• **Instructions to follow**: Where the string "with" occurs in the material below, report the whole line.

• **Stored data**:
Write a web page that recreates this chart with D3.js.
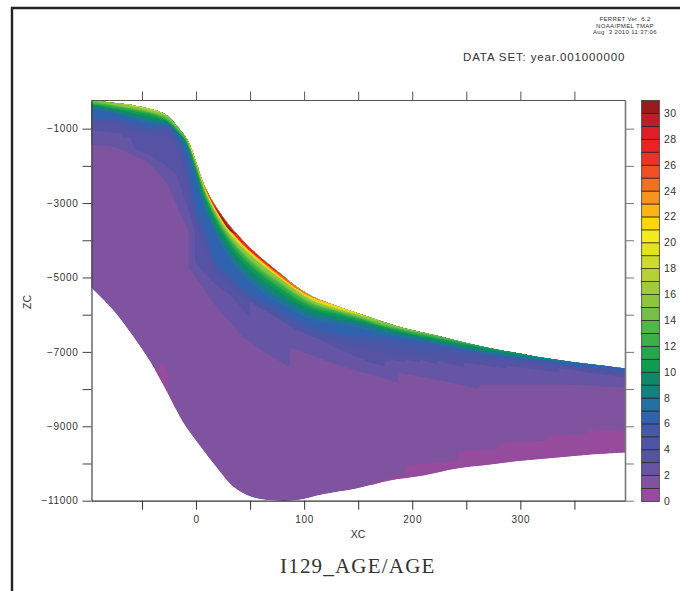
<!DOCTYPE html>
<html><head><meta charset="utf-8">
<script src="https://cdnjs.cloudflare.com/ajax/libs/d3/7.8.5/d3.min.js"></script>
<style>html,body{margin:0;padding:0;background:#fff;overflow:hidden}svg{display:block}
text{font-family:"Liberation Sans",sans-serif;fill:#333}</style></head><body>
<svg id="c" width="680" height="591"></svg>
<script>
// Section grid (XC) and the top surface of the section (ZC)
const gridXC = [-97,-77,-55,-36,-26,-18,-8,0,7,16,31,47,62,78,93,108,124,140,154,170,191,223,253,284,315,346,376,397];
const surfaceZC = [-227,-307,-388,-520,-665,-920,-1301,-1891,-2482,-2992,-3610,-4120,-4523,-4899,-5248,-5517,-5704,-5865,-6000,-6161,-6349,-6564,-6779,-6967,-7128,-7262,-7369,-7450];
// Bottom of the section
const bottomXC = [-97,-77,-58,-42,-27,-12,4,19,34,50,69,93,117,149,179,210,241,272,303,334,365,397];
const bottomZC = [-5275,-5865,-6590,-7288,-8067,-8899,-9543,-10107,-10617,-10885,-10990,-10990,-10832,-10671,-10456,-10322,-10134,-10026,-9919,-9838,-9758,-9704];
// Age contours with stepped outlines
const age2XC = [-97,-75,-45,-27,-15,-7,-7,16,43,70,87,87,133,187,187,226,261,263,300,346,397];
const age2ZC = [-1435,-1489,-1891,-2455,-3261,-3717,-4711,-5678,-6590,-7127,-7422,-6885,-7369,-7825,-7557,-7771,-7986,-7879,-7879,-7879,-7959];
const age3XC = [-97,-70,-67,-61,-57,-43,-29,-18,-7,-1,-1,13,31,50,50,68,96,133,161,175,175,181,193,193,207,207,223,223,248,248,287,287,336,336,397];
const age3ZC = [-1032,-1140,-1274,-1220,-1542,-1703,-1972,-2243,-3180,-3771,-4576,-5060,-5463,-6053,-5516,-5919,-6402,-6939,-7288,-7396,-7275,-7208,-7288,-7208,-7288,-7208,-7342,-7235,-7422,-7288,-7449,-7369,-7557,-7449,-7691];
// Age contours on the shared grid (ZC)
const age4ZC = [-844,-871,-1086,-1166,-1220,-1569,-2509,-3583,-4120,-4738,-5194,-5597,-5865,-6134,-6402,-6590,-6724,-6832,-6912,-6993,-7100,-7181,-7208,-7235,-7315,-7422,-7557,-7610];
const age5ZC = [-777,-804,-978,-1059,-1086,-1408,-2240,-3381,-3851,-4603,-5060,-5490,-5731,-5986,-6268,-6456,-6590,-6698,-6751,-6805,-6899,-6966,-7074,-7181,-7275,-7395,-7490,-7556];
const age6ZC = [-710,-737,-871,-952,-952,-1247,-1972,-3180,-3583,-4469,-4926,-5383,-5597,-5838,-6134,-6322,-6456,-6564,-6590,-6617,-6698,-6752,-6940,-7128,-7235,-7369,-7422,-7503];
// Thickness below the surface of the older waters (ZC units)
const age7Thick  = [240,270,375,375,240,215,295,485,620,725,885,940,885,805,700,620,510,430,375,350,270,240,190,135,80,27,0,0];
const age8Thick  = [200,230,320,320,215,190,240,400,510,620,765,820,765,700,605,525,430,360,305,280,215,190,150,95,55,13,0,0];
const age9Thick  = [160,190,270,270,190,160,190,320,405,510,645,700,645,590,510,430,350,295,240,215,160,135,107,54,27,0,0,0];
const age10Thick = [135,160,215,215,160,135,150,255,320,415,550,590,550,500,430,360,295,240,200,175,135,107,65,27,13,0,0,0];
const age11Thick = [107,135,160,160,135,107,107,190,240,320,455,485,455,405,350,295,240,190,160,135,107,80,27,0,0,0,0,0];
const age12Thick = [95,107,135,135,120,95,95,150,200,280,400,430,400,350,295,255,200,160,135,120,80,54,13,0,0,0,0,0];
const age13Thick = [80,80,107,107,107,80,80,107,160,240,350,375,350,295,240,215,160,135,107,107,54,27,0,0,0,0,0,0];
const age14Thick = [40,67,95,95,67,40,40,80,135,215,320,335,310,255,215,190,150,107,95,80,40,13,0,0,0,0,0,0];
const age15Thick = [0,54,80,80,27,0,0,54,107,190,295,295,270,215,190,160,135,80,80,54,27,0,0,0,0,0,0,0];
const age18Thick = [0,0,27,27,0,0,0,27,80,135,215,190,160,135,107,107,80,54,27,0,0,0,0,0,0,0,0,0];
const age21Thick = [0,0,0,0,0,0,0,27,54,107,134,134,107,107,80,54,54,27,0,0,0,0,0,0,0,0,0,0];
const age24Thick = [0,0,0,0,0,0,0,0,27,80,107,107,80,80,54,27,0,0,0,0,0,0,0,0,0,0,0,0];
const age27Thick = [0,0,0,0,0,0,0,0,0,54,80,80,54,27,0,0,0,0,0,0,0,0,0,0,0,0,0,0];
// Oldest lens just under the surface
const age30XC = [17,24,31,37];
const age30Upper = [30,45,45,30];
const age30Lower = [40,125,125,40];
// Youngest water patches
const patchAXC = [-42,-38,-31,-26,-25,-19,-19];
const patchAZC = [-7745,-7476,-7288,-7557,-8148,-8417,-8685];
const patchBXC = [162,170,182,193,193,242,243,280,281,325,325,362,363,394,397,397,162];
const patchBZC = [-10483,-10483,-10349,-10349,-10053,-9919,-9677,-9597,-9436,-9382,-9248,-9221,-9087,-9114,-8953,-11000,-11000];
// Colour key
const keyColors = ["#974b9c","#7f539f","#6655a4","#5653a4","#4f55a5","#4559a9","#2f63b0","#24709f","#15807f","#0f8a68","#0f9b50","#25a84c","#3bb04b","#50b748","#75bf47","#8cc63f","#a2cb3c","#b6d134","#cddb2f","#e3e41e","#f4eb1e","#ffd60a","#fdb614","#f7941e","#f47021","#f14e24","#f0312a","#ee2024","#de1f26","#bb1f26","#9c1a1e"];
const keyLabels = [0,2,4,6,8,10,12,14,16,18,20,22,24,26,28,30];
const xTicks = [-50,0,50,100,150,200,250,300,350];
const yTicks = [-1000,-2000,-3000,-4000,-5000,-6000,-7000,-8000,-9000,-10000,-11000];
const xLabels = [0,100,200,300];
const yLabels = [-1000,-3000,-5000,-7000,-9000,-11000];
const headerLines = ["FERRET Ver. 6.2","NOAA/PMEL TMAP","Aug\u00a0\u00a03 2010 11:37:06"];
const datasetText = "DATA SET: year.001000000";
const titleText = "I129_AGE/AGE";

const svg = d3.select("#c");
const x = d3.scaleLinear().domain([-96.7,396.8]).range([91.5,625]);
const y = d3.scaleLinear().domain([-230,-11000]).range([100,500.7]);
const surf = d3.scaleLinear().domain(gridXC).range(surfaceZC);
const ink = "#333";

// outer page border
svg.append("path").attr("d",d3.line()([[12,591],[12,8],[680,8]])).attr("fill","none").attr("stroke","#222").attr("stroke-width",2.4);

const defs = svg.append("defs");
const line = d3.line().x(d=>x(d[0])).y(d=>y(d[1]));
const smooth = d3.line().x(d=>x(d[0])).y(d=>y(d[1])).curve(d3.curveCatmullRom.alpha(0.5));
const surfacePts = d3.zip(gridXC,surfaceZC);
const bottomPts = d3.zip(bottomXC,bottomZC);
const sectionPath = smooth(surfacePts)+"L"+smooth(bottomPts.slice().reverse()).slice(1)+"Z";
defs.append("clipPath").attr("id","sec").append("path").attr("d",sectionPath);

const g = svg.append("g").attr("clip-path","url(#sec)");
g.append("path").attr("d",sectionPath).attr("fill",keyColors[1]);
g.append("path").attr("d",line(d3.zip(patchAXC,patchAZC))+"Z").attr("fill",keyColors[0]);
g.append("path").attr("d",line(d3.zip(patchBXC,patchBZC))+"Z").attr("fill",keyColors[0]);

// each age region fills from the top of the plot down to its contour, and the section clip trims it
const topZ = y.domain()[0];
const stepped = d3.area().x(d=>x(d[0])).y0(y(topZ)).y1(d=>y(d[1]));
const curved = d3.area().x(d=>x(d[0])).y0(y(topZ)).y1(d=>y(d[1])).curve(d3.curveMonotoneX);
[[age2XC,age2ZC,2],[age3XC,age3ZC,3]].forEach(([xs,zs,c])=>{
  g.append("path").attr("d",stepped(d3.zip(xs,zs))).attr("fill",keyColors[c]);
});
[[age4ZC,4],[age5ZC,5],[age6ZC,6]].forEach(([zs,c])=>{
  g.append("path").attr("d",curved(d3.zip(gridXC,zs))).attr("fill",keyColors[c]);
});
[[age7Thick,7],[age8Thick,8],[age9Thick,9],[age10Thick,10],[age11Thick,11],[age12Thick,12],[age13Thick,13],[age14Thick,14],[age15Thick,15],[age18Thick,18],[age21Thick,21],[age24Thick,24],[age27Thick,27]].forEach(([t,c])=>{
  const pts = gridXC.map((v,i)=>[v,surfaceZC[i]-t[i]]).filter((p,i)=>t[i]>0||t[i-1]>0||t[i+1]>0);
  g.append("path").attr("d",curved(pts)).attr("fill",keyColors[c]);
});
const lens = d3.area().x(d=>x(d[0])).y0(d=>y(surf(d[0])-d[1])).y1(d=>y(surf(d[0])-d[2])).curve(d3.curveMonotoneX);
g.append("path").attr("d",lens(d3.zip(age30XC,age30Upper,age30Lower))).attr("fill",keyColors[30]);

// axes
function styleAxis(a,color,w){
  a.select(".domain").attr("stroke",color).attr("stroke-width",w);
  a.selectAll(".tick line").attr("stroke",color).attr("stroke-width",1);
  a.selectAll("text").attr("font-size",10).attr("letter-spacing",0.7).attr("fill",ink).attr("font-family","Liberation Sans");
}
const xB = svg.append("g").attr("transform","translate(0,500.7)").call(d3.axisBottom(x).tickValues(xTicks).tickSize(9).tickPadding(6).tickSizeOuter(0).tickFormat(d=>xLabels.includes(d)?d:""));
styleAxis(xB,"#333",1.2);
const xT = svg.append("g").attr("transform","translate(0,100)").call(d3.axisTop(x).tickValues(xTicks).tickSize(8.5).tickSizeOuter(0).tickFormat(""));
styleAxis(xT,"#555",1.2);
const yL = svg.append("g").attr("transform","translate(91.5,0)").call(d3.axisLeft(y).tickValues(yTicks).tickSize(9).tickPadding(4).tickSizeOuter(0).tickFormat(d=>yLabels.includes(d)?String(d).replace("-","\u2212"):""));
styleAxis(yL,"#444",1.2);
const yR = svg.append("g").attr("transform","translate(625,0)").call(d3.axisRight(y).tickValues(yTicks).tickSize(9).tickSizeOuter(0).tickFormat(""));
styleAxis(yR,"#777",1.6);

// colour key
const key = d3.scaleLinear().domain([0,31]).range([501.5,100.5]);
svg.append("g").selectAll("rect").data(keyColors).join("rect")
  .attr("x",641.7).attr("width",17.6)
  .attr("y",(d,i)=>key(i+1)).attr("height",(d,i)=>key(i)-key(i+1))
  .attr("fill",d=>d).attr("stroke","#222").attr("stroke-width",0.7);
svg.append("g").selectAll("text").data(keyLabels).join("text")
  .attr("x",664).attr("y",d=>key(d)+3.5).attr("font-size",10.5).attr("letter-spacing",0.3).text(d=>d);

// texts
svg.append("text").attr("x",358).attr("y",538).attr("text-anchor","middle").attr("font-size",10.5).text("XC");
svg.append("text").attr("transform","translate(31,302) rotate(-90)").attr("text-anchor","middle").attr("font-size",10.5).text("ZC");
svg.append("g").selectAll("text").data(headerLines).join("text")
  .attr("x",625).attr("y",(d,i)=>21+i*6.5).attr("text-anchor","middle").attr("font-size",6).attr("letter-spacing",0.35).attr("fill","#111").text(d=>d);
svg.append("text").attr("x",463).attr("y",61).attr("font-size",11.5).attr("letter-spacing",0.87).text(datasetText);
svg.append("text").attr("x",280).attr("y",572.5).attr("font-size",21).attr("letter-spacing",1.2).attr("fill","#222")
  .style("font-family","'Liberation Serif',serif").text(titleText);
</script></body></html>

• **Task result**:
Write a web page that recreates this chart with D3.js.
// Age contours with stepped outlines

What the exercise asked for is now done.